Data protection laws are also globally rising in numbers, the recent comprehensive law being the EU’s General Data Protection Regulation (GDPR) which came into effect in May 2018, strengthening the consumer rights and hold businesses more accountable to the people whose data they collect. Even our neighbor India enacted specific Data Protection Rules and a consolidated Privacy Bill namely the Personal Data Protection Bill 2018 has been proposed, prescribing how the organizations should collect, process, and store consumer data, making individual’s informed consent central to data sharing. According to the United Nations Conference on Trade and Development (UNCTAD) report on Data Protection Regulations (2016), there are around 108 countries with either comprehensive data protection laws or partial data protection laws.

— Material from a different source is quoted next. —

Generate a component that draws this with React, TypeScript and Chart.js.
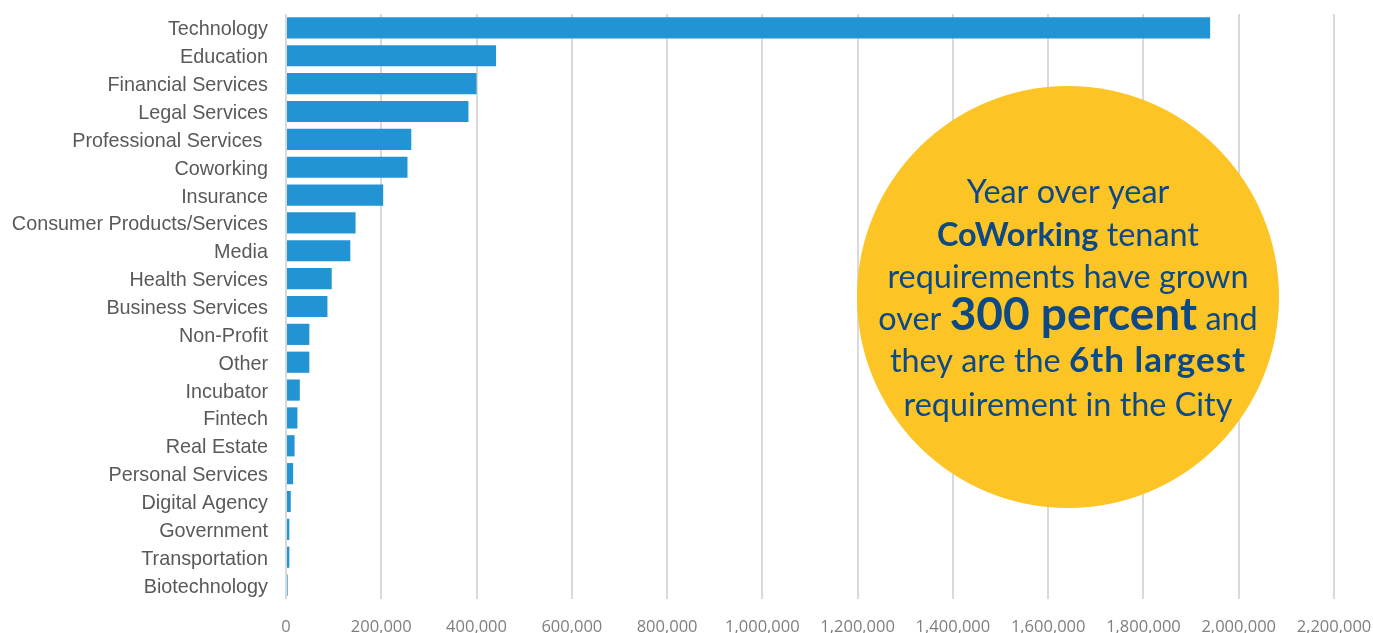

Unfortunately, Bangladesh is not one of them.

There has been a growing demand for enacting data protection laws to ensure the safety of digital personal data collected by e-commerce platforms in Bangladesh. The government has approved the draft of a digital commerce policy to make e-commerce and digital transactions safer and easier with the aim to protect the interests of traders and consumers. While complying with policies like this can mean more work for the brands, it will also sow benefits for them in the form of trust of the consumers.

The truth is consumers want and will be desiring more control over personal data. It is important for the brands involved with e-commerce to recognize this growing need and be on board. The marketers often make the mistake of recognizing trust as one of the many factors that affect consumer decision. However, it is sometimes simpler than that. Sometimes, mistrust can be the single thing that makes a consumer turn away from a brand.

Collecting and protecting consumer data more carefully and with transparency can boost a brand’s reputation and increase brand love and loyalty. This can be done by giving the consumers full control over the types of data they share, explaining to the consumers what they will be receiving by sharing their personal data, and providing them with tools that easily allow customers to edit their privacy settings.

Building a safer digital world for all of us is extremely important; how fast and effectively we can do that is the question we should ask the government, policymakers, private sectors, and tech experts. Because a mammoth task like securing zillions of data for the greater good cannot be done without everyone’s concerted effort.